Considering the ~$450 price of the LHT frameset, you probaby couldn't build one for $750, and the fact that they've only been out for a year puts a definite upper limit on the mileage. Unless you're buying it from Freddie Hoffmann!

Get the LHT, and if it fits and you've got the bread left over, snag the Miyata as well. Just don't pay more than $250 - $300 for the 912. $750 for the Surly seems fair, but you'd need to look at all the components to be sure.

--Shannon

--Shannon


----------



## Homoerectus (Dec 6, 2005)

wsexson said:


> What is your "cycling inseam"? I am planning to get a 62cm LHT. I am 6'4", but I have a relatively short inseam and long torso for my height. I would guess that the 62 will be okay for you, depending on your leg length. Many people recommend a higher "standover height" for a touring bike than they would for a "racer". As I mentioned in my other post, it would be worth your time to test ride it.
> 
> If you do buy it, I would love to hear your opinion of the LHT.


I finally bought the Surly LHT this past Sunday night... took it for a test drive a week ago. The seller was taking it on a 200km ride this past Saturday with 75 other riders from the Golden Gate heading north. After the ride, apparently mostly in the rain w. 9000ft total elevation climb, he trued the wheels and replaced them with umm... maybe 32-35mm tires.

Today I went to Cycle City in Alameda, CA and got a pair of WTB Momentum Pedals, and a Terry Cite Gel seat, so it is now rideable! So tonight I put the seat and pedals on it and took it up and down the street 5-6 times. At the moment, I love it. The Rivendell bars are noticibly wider than standard drop bars, but that's fine with me. The 62cm frame is almost too big for me, but the seat can be lowered another 2" and at the moment it's about even with the bars.

I'm very happy with it all. Now I just have to get out and train before the April ride to Santa Cruz, perhaps a ride from here, near SF, to Santa Barbra (333miles), then maybe even a long tour of Europe this summer. It's all happening so fast, I've just gotta get riding!

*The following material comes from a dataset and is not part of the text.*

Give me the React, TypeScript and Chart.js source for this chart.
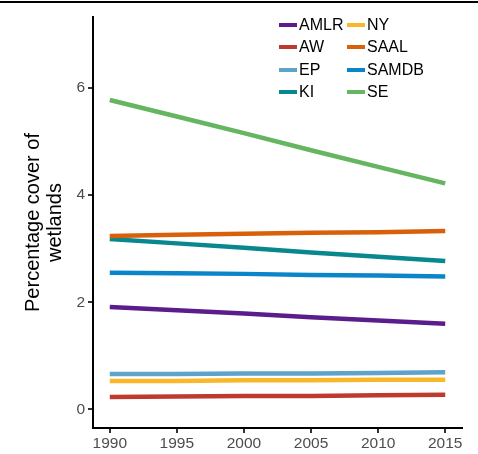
import React, { useEffect, useRef } from "react";
import { Chart, registerables } from "chart.js";

Chart.register(...registerables);

const years = [1990, 1995, 2000, 2005, 2010, 2015];
const seriesNames = ["AMLR", "AW", "EP", "KI", "NY", "SAAL", "SAMDB", "SE"];
const AMLR = [1.91, 1.85, 1.79, 1.72, 1.66, 1.6];
const AW = [0.23, 0.24, 0.25, 0.25, 0.26, 0.27];
const EP = [0.66, 0.66, 0.67, 0.67, 0.68, 0.69];
const KI = [3.18, 3.1, 3.02, 2.93, 2.85, 2.77];
const NY = [0.53, 0.53, 0.54, 0.54, 0.55, 0.55];
const SAAL = [3.24, 3.26, 3.28, 3.3, 3.31, 3.33];
const SAMDB = [2.55, 2.54, 2.53, 2.51, 2.5, 2.48];
const SE = [5.78, 5.47, 5.16, 4.84, 4.53, 4.22];
const seriesValues = [AMLR, AW, EP, KI, NY, SAAL, SAMDB, SE];
const seriesColors = ["#5B1C8C", "#C0392F", "#5EA3C9", "#08878F", "#F8B82A", "#D9600A", "#0B85C9", "#66B561"];
const xTicks = [1990, 1995, 2000, 2005, 2010, 2015];
const yTicks = [0, 2, 4, 6];
const yTitle = ["Percentage cover of", "wetlands"];

const FONT = "'Liberation Sans', Arial, sans-serif";

export default function App() {
  const ref = useRef<HTMLCanvasElement | null>(null);

  useEffect(() => {
    if (!ref.current) return;
    const n = seriesNames.length;
    const chart = new Chart(ref.current, {
      type: "line",
      data: {
        datasets: seriesNames.map((name, i) => ({
          label: name,
          data: years.map((y, j) => ({ x: y, y: seriesValues[i][j] })),
          borderColor: seriesColors[i],
          backgroundColor: seriesColors[i],
          borderWidth: 4.5,
          pointRadius: 0,
          tension: 0,
          order: n - i,
          borderCapStyle: "butt",
        })),
      },
      options: {
        responsive: false,
        animation: false,
        layout: { padding: { top: 17, right: 16, left: 0, bottom: 0 } },
        plugins: { legend: { display: false }, tooltip: { enabled: false } },
        scales: {
          x: {
            type: "linear",
            min: 1988.75,
            max: 2016.25,
            afterBuildTicks: (s: any) => {
              s.ticks = xTicks.map((v) => ({ value: v }));
            },
            afterFit: (s: any) => {
              s.height = 26;
            },
            ticks: {
              autoSkip: false,
              maxRotation: 0,
              padding: 1,
              color: "#4D4D4D",
              font: { family: FONT, size: 15.5 },
              callback: (v: any) => String(v),
            },
            grid: { drawOnChartArea: false, drawTicks: true, tickLength: 5, color: "#333333", lineWidth: 2 },
            border: { display: true, color: "#000000", width: 2 },
          },
          y: {
            type: "linear",
            min: -0.35,
            max: 7.33,
            afterBuildTicks: (s: any) => {
              s.ticks = yTicks.map((v) => ({ value: v }));
            },
            afterFit: (s: any) => {
              s.width = 93;
            },
            ticks: {
              padding: 3,
              color: "#4D4D4D",
              font: { family: FONT, size: 15.5 },
              callback: (v: any) => String(v),
            },
            title: {
              display: true,
              text: yTitle,
              color: "#000000",
              font: { family: FONT, size: 20, lineHeight: 1.1 },
              padding: { top: 22, bottom: 0 },
            },
            grid: { drawOnChartArea: false, drawTicks: true, tickLength: 5, color: "#333333", lineWidth: 2 },
            border: { display: true, color: "#000000", width: 2 },
          },
        },
      },
    });
    return () => chart.destroy();
  }, []);

  const half = Math.ceil(seriesNames.length / 2);

  return (
    <div style={{ position: "absolute", left: 0, top: 0, width: 478, height: 454, background: "#fff" }}>
      <canvas ref={ref} width={478} height={454} style={{ width: 478, height: 454, display: "block" }} />
      <div style={{ position: "absolute", left: 0, top: 1, width: 478, height: 2, background: "#000" }} />
      {seriesNames.map((name, i) => {
        const col = Math.floor(i / half);
        const row = i % half;
        const left = col === 0 ? 279 : 347;
        const cy = 24.7 + row * 22.4;
        return (
          <div
            key={name}
            style={{
              position: "absolute",
              left,
              top: cy - 10,
              height: 20,
              display: "flex",
              alignItems: "center",
              fontFamily: FONT,
              fontSize: 16,
              color: "#000",
              whiteSpace: "nowrap",
            }}
          >
            <span style={{ display: "inline-block", width: 18, height: 4, background: seriesColors[i], marginRight: 2 }} />
            <span>{name}</span>
          </div>
        );
      })}
    </div>
  );
}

Thanks for all your input, I'll keep ya posted.

love,
jon


----------



## wsexson (Jan 19, 2002)

Congratulations on being the proud new owner of a fine touring bicycle! I would love to hear about your first long ride on your LHT.


----------



## fbagatelleblack (Mar 31, 2005)

Homoerectus said:


> The 62cm frame is almost too big for me


FIDDLESTIX!!! Yer just not used to riding a touring bike that actually fits you! Best be careful, or you might get used to being relaxed and comfortable on a bicycle!  

Let us know about your continuing insights on the Riv bars. I'm thinking of investing in a set of 46cm Noodles.



Homoerectus said:


> I'm very happy with it all. Now I just have to get out and train before the April ride to Santa Cruz, perhaps a ride from here, near SF, to Santa Barbra (333miles)


If you get as far South/East as Santa Clarita (East of Ventura), look me up. I'd be happy to feed you and give you a comfy couch to sleep on.

Yours,

Forbes


----------